##### Raw data #####
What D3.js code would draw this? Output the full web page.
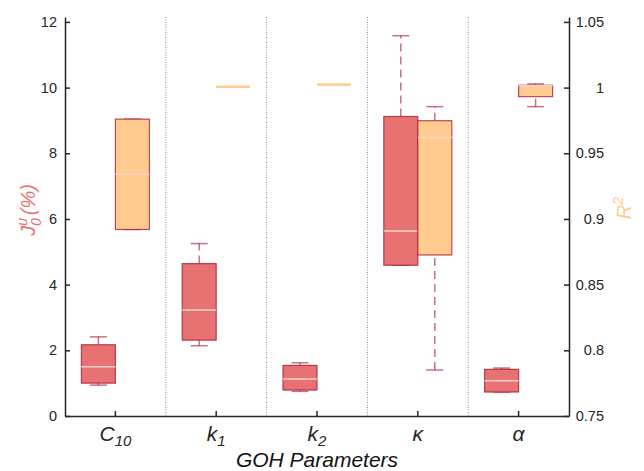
<!DOCTYPE html>
<html lang="en">
<head>
<meta charset="UTF-8">
<title>GOH Parameters boxplot</title>
<script src="https://d3js.org/d3.v7.min.js"></script>
<style>
  body { margin: 0; background: #fff; }
  svg { font-family: "Liberation Sans", Arial, sans-serif; }
  .axis text { font-size: 14.5px; fill: #262626; }
  .axis path, .axis line { stroke: #262626; stroke-width: 1.5; }
</style>
</head>
<body>
<svg id="chart" width="644" height="471"></svg>
<script>
// categories (label base + subscript)
const categories = ["C10", "k1", "k2", "kappa", "alpha"];
const catBase = ["C", "k", "k", "\u03BA", "\u03B1"];
const catSub = ["10", "1", "2", "", ""];

// [lower whisker, q1, median, q3, upper whisker]
const jStats = [
  [0.94, 1.00, 1.50, 2.17, 2.41],
  [2.14, 2.31, 3.23, 4.64, 5.25],
  [0.75, 0.79, 1.13, 1.54, 1.62],
  [4.59, 4.59, 5.63, 9.12, 11.58],
  [0.73, 0.73, 1.07, 1.42, 1.46]
];
const r2Stats = [
  [0.892, 0.892, 0.934, 0.976, 0.976],
  [1.0010, 1.0010, 1.0013, 1.0016, 1.0016],
  [1.0026, 1.0026, 1.0029, 1.0032, 1.0032],
  [0.785, 0.8726, 0.962, 0.9748, 0.9855],
  [0.9855, 0.9931, 1.0015, 1.0018, 1.0028]
];

const leftTicks = [0, 2, 4, 6, 8, 10, 12];
const rightTicks = [0.75, 0.8, 0.85, 0.9, 0.95, 1, 1.05];

const redFill = "#e87172", orangeFill = "#ffcb8e", edge = "#a2142f";

const svg = d3.select("#chart");
const mLeft = 65, mRight = 569, mTop = 17, mBottom = 416;

const x = d3.scaleBand().domain(categories).range([mLeft, mRight]).padding(0);
const yL = d3.scaleLinear().domain([0, 12.15]).range([mBottom, mTop]);
const yR = d3.scaleLinear().domain([0.75, 1.05375]).range([mBottom, mTop]);

// dotted separators
svg.append("g").selectAll("line")
  .data(categories.slice(1))
  .enter().append("line")
  .attr("x1", d => x(d)).attr("x2", d => x(d))
  .attr("y1", mTop).attr("y2", mBottom)
  .attr("stroke", "#8c8c8c").attr("stroke-width", 1)
  .attr("stroke-dasharray", "1,1.5");

function drawBoxes(stats, yScale, offset, fill) {
  const bw = 34, cap = 17;
  const g = svg.append("g");
  stats.forEach((s, i) => {
    const cx = x(categories[i]) + x.bandwidth() / 2 + offset;
    const b = g.append("g");
    const h = yScale(s[1]) - yScale(s[3]);
    const tiny = h < 3;
    // whiskers
    [[s[0], s[1]], [s[3], s[4]]].forEach(([a, c]) => {
      if (Math.abs(yScale(a) - yScale(c)) > 0.5) {
        b.append("line")
          .attr("x1", cx).attr("x2", cx)
          .attr("y1", yScale(a)).attr("y2", yScale(c))
          .attr("stroke", edge).attr("stroke-opacity", 0.6)
          .attr("stroke-width", 1.5).attr("stroke-dasharray", "8,5");
      }
    });
    if (!tiny) {
      [s[0], s[4]].forEach(v => {
        b.append("line")
          .attr("x1", cx - cap / 2).attr("x2", cx + cap / 2)
          .attr("y1", yScale(v)).attr("y2", yScale(v))
          .attr("stroke", edge).attr("stroke-opacity", 0.6)
          .attr("stroke-width", 1.5);
      });
    }
    b.append("rect")
      .attr("x", cx - bw / 2).attr("width", bw)
      .attr("y", yScale(s[3]))
      .attr("height", Math.max(h, 2.5))
      .attr("fill", fill)
      .attr("stroke", tiny ? "none" : edge).attr("stroke-opacity", 0.75)
      .attr("stroke-width", 1.2);
    if (!tiny) {
      b.append("line")
        .attr("x1", cx - bw / 2).attr("x2", cx + bw / 2)
        .attr("y1", yScale(s[2])).attr("y2", yScale(s[2]))
        .attr("stroke", "#f6d2cc").attr("stroke-width", 1.5);
    }
  });
}

drawBoxes(jStats, yL, -17, redFill);
drawBoxes(r2Stats, yR, 17, orangeFill);

// left axis
svg.append("g")
  .attr("class", "axis")
  .attr("transform", `translate(${mLeft},0)`)
  .call(d3.axisLeft(yL).tickValues(leftTicks).tickSize(-5).tickSizeOuter(0).tickPadding(8));

// right axis
const ra = svg.append("g")
  .attr("class", "axis")
  .attr("transform", `translate(${mRight},0)`)
  .call(d3.axisRight(yR).tickValues(rightTicks).tickSize(-5).tickSizeOuter(0)
    .tickFormat(d => d3.format("")(+d.toFixed(2))));
ra.selectAll(".tick text").attr("text-anchor", "end").attr("x", 35);

// bottom axis
const ba = svg.append("g")
  .attr("class", "axis")
  .attr("transform", `translate(0,${mBottom})`)
  .call(d3.axisBottom(x).tickSize(-5).tickSizeOuter(0).tickPadding(10));
ba.selectAll(".tick text").each(function(d, i) {
  const t = d3.select(this).text(null)
    .style("font-size", "21px").style("font-style", "italic")
    .attr("fill", "#111");
  t.append("tspan").text(catBase[i]);
  if (catSub[i]) {
    t.append("tspan").text(catSub[i]).style("font-size", "15px").attr("dy", 5);
  }
});

// axis titles
svg.append("text")
  .attr("x", (mLeft + mRight) / 2).attr("y", 467)
  .attr("text-anchor", "middle")
  .style("font-size", "21px").style("font-style", "italic")
  .attr("fill", "#111")
  .text("GOH Parameters");

const lt = svg.append("text")
  .attr("transform", "translate(35,210) rotate(-90)")
  .attr("text-anchor", "middle")
  .style("font-size", "20px").style("font-style", "italic")
  .attr("fill", redFill);
lt.append("tspan").text("J");
lt.append("tspan").text("u").style("font-size", "14px").attr("dy", -8);
lt.append("tspan").text("0").style("font-size", "14px").attr("dx", -8).attr("dy", 14);
lt.append("tspan").text("(%)").attr("dx", 3).attr("dy", -6);

const rt = svg.append("text")
  .attr("transform", "translate(631,208) rotate(-90)")
  .attr("text-anchor", "middle")
  .style("font-size", "20px").style("font-style", "italic")
  .attr("fill", orangeFill);
rt.append("tspan").text("R");
rt.append("tspan").text("2").style("font-size", "14px").attr("dy", -8);
</script>
</body>
</html>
#####
Written exercise
Copy the data character for character, but drop all pictures from the copy.

Answer for the task
What D3.js code would draw this? Output the full web page.
<!DOCTYPE html>
<html lang="en">
<head>
<meta charset="UTF-8">
<title>GOH Parameters boxplot</title>
<script src="https://d3js.org/d3.v7.min.js"></script>
<style>
  body { margin: 0; background: #fff; }
  svg { font-family: "Liberation Sans", Arial, sans-serif; }
  .axis text { font-size: 14.5px; fill: #262626; }
  .axis path, .axis line { stroke: #262626; stroke-width: 1.5; }
</style>
</head>
<body>
<svg id="chart" width="644" height="471"></svg>
<script>
// categories (label base + subscript)
const categories = ["C10", "k1", "k2", "kappa", "alpha"];
const catBase = ["C", "k", "k", "\u03BA", "\u03B1"];
const catSub = ["10", "1", "2", "", ""];

// [lower whisker, q1, median, q3, upper whisker]
const jStats = [
  [0.94, 1.00, 1.50, 2.17, 2.41],
  [2.14, 2.31, 3.23, 4.64, 5.25],
  [0.75, 0.79, 1.13, 1.54, 1.62],
  [4.59, 4.59, 5.63, 9.12, 11.58],
  [0.73, 0.73, 1.07, 1.42, 1.46]
];
const r2Stats = [
  [0.892, 0.892, 0.934, 0.976, 0.976],
  [1.0010, 1.0010, 1.0013, 1.0016, 1.0016],
  [1.0026, 1.0026, 1.0029, 1.0032, 1.0032],
  [0.785, 0.8726, 0.962, 0.9748, 0.9855],
  [0.9855, 0.9931, 1.0015, 1.0018, 1.0028]
];

const leftTicks = [0, 2, 4, 6, 8, 10, 12];
const rightTicks = [0.75, 0.8, 0.85, 0.9, 0.95, 1, 1.05];

const redFill = "#e87172", orangeFill = "#ffcb8e", edge = "#a2142f";

const svg = d3.select("#chart");
const mLeft = 65, mRight = 569, mTop = 17, mBottom = 416;

const x = d3.scaleBand().domain(categories).range([mLeft, mRight]).padding(0);
const yL = d3.scaleLinear().domain([0, 12.15]).range([mBottom, mTop]);
const yR = d3.scaleLinear().domain([0.75, 1.05375]).range([mBottom, mTop]);

// dotted separators
svg.append("g").selectAll("line")
  .data(categories.slice(1))
  .enter().append("line")
  .attr("x1", d => x(d)).attr("x2", d => x(d))
  .attr("y1", mTop).attr("y2", mBottom)
  .attr("stroke", "#8c8c8c").attr("stroke-width", 1)
  .attr("stroke-dasharray", "1,1.5");

function drawBoxes(stats, yScale, offset, fill) {
  const bw = 34, cap = 17;
  const g = svg.append("g");
  stats.forEach((s, i) => {
    const cx = x(categories[i]) + x.bandwidth() / 2 + offset;
    const b = g.append("g");
    const h = yScale(s[1]) - yScale(s[3]);
    const tiny = h < 3;
    // whiskers
    [[s[0], s[1]], [s[3], s[4]]].forEach(([a, c]) => {
      if (Math.abs(yScale(a) - yScale(c)) > 0.5) {
        b.append("line")
          .attr("x1", cx).attr("x2", cx)
          .attr("y1", yScale(a)).attr("y2", yScale(c))
          .attr("stroke", edge).attr("stroke-opacity", 0.6)
          .attr("stroke-width", 1.5).attr("stroke-dasharray", "8,5");
      }
    });
    if (!tiny) {
      [s[0], s[4]].forEach(v => {
        b.append("line")
          .attr("x1", cx - cap / 2).attr("x2", cx + cap / 2)
          .attr("y1", yScale(v)).attr("y2", yScale(v))
          .attr("stroke", edge).attr("stroke-opacity", 0.6)
          .attr("stroke-width", 1.5);
      });
    }
    b.append("rect")
      .attr("x", cx - bw / 2).attr("width", bw)
      .attr("y", yScale(s[3]))
      .attr("height", Math.max(h, 2.5))
      .attr("fill", fill)
      .attr("stroke", tiny ? "none" : edge).attr("stroke-opacity", 0.75)
      .attr("stroke-width", 1.2);
    if (!tiny) {
      b.append("line")
        .attr("x1", cx - bw / 2).attr("x2", cx + bw / 2)
        .attr("y1", yScale(s[2])).attr("y2", yScale(s[2]))
        .attr("stroke", "#f6d2cc").attr("stroke-width", 1.5);
    }
  });
}

drawBoxes(jStats, yL, -17, redFill);
drawBoxes(r2Stats, yR, 17, orangeFill);

// left axis
svg.append("g")
  .attr("class", "axis")
  .attr("transform", `translate(${mLeft},0)`)
  .call(d3.axisLeft(yL).tickValues(leftTicks).tickSize(-5).tickSizeOuter(0).tickPadding(8));

// right axis
const ra = svg.append("g")
  .attr("class", "axis")
  .attr("transform", `translate(${mRight},0)`)
  .call(d3.axisRight(yR).tickValues(rightTicks).tickSize(-5).tickSizeOuter(0)
    .tickFormat(d => d3.format("")(+d.toFixed(2))));
ra.selectAll(".tick text").attr("text-anchor", "end").attr("x", 35);

// bottom axis
const ba = svg.append("g")
  .attr("class", "axis")
  .attr("transform", `translate(0,${mBottom})`)
  .call(d3.axisBottom(x).tickSize(-5).tickSizeOuter(0).tickPadding(10));
ba.selectAll(".tick text").each(function(d, i) {
  const t = d3.select(this).text(null)
    .style("font-size", "21px").style("font-style", "italic")
    .attr("fill", "#111");
  t.append("tspan").text(catBase[i]);
  if (catSub[i]) {
    t.append("tspan").text(catSub[i]).style("font-size", "15px").attr("dy", 5);
  }
});

// axis titles
svg.append("text")
  .attr("x", (mLeft + mRight) / 2).attr("y", 467)
  .attr("text-anchor", "middle")
  .style("font-size", "21px").style("font-style", "italic")
  .attr("fill", "#111")
  .text("GOH Parameters");

const lt = svg.append("text")
  .attr("transform", "translate(35,210) rotate(-90)")
  .attr("text-anchor", "middle")
  .style("font-size", "20px").style("font-style", "italic")
  .attr("fill", redFill);
lt.append("tspan").text("J");
lt.append("tspan").text("u").style("font-size", "14px").attr("dy", -8);
lt.append("tspan").text("0").style("font-size", "14px").attr("dx", -8).attr("dy", 14);
lt.append("tspan").text("(%)").attr("dx", 3).attr("dy", -6);

const rt = svg.append("text")
  .attr("transform", "translate(631,208) rotate(-90)")
  .attr("text-anchor", "middle")
  .style("font-size", "20px").style("font-style", "italic")
  .attr("fill", orangeFill);
rt.append("tspan").text("R");
rt.append("tspan").text("2").style("font-size", "14px").attr("dy", -8);
</script>
</body>
</html>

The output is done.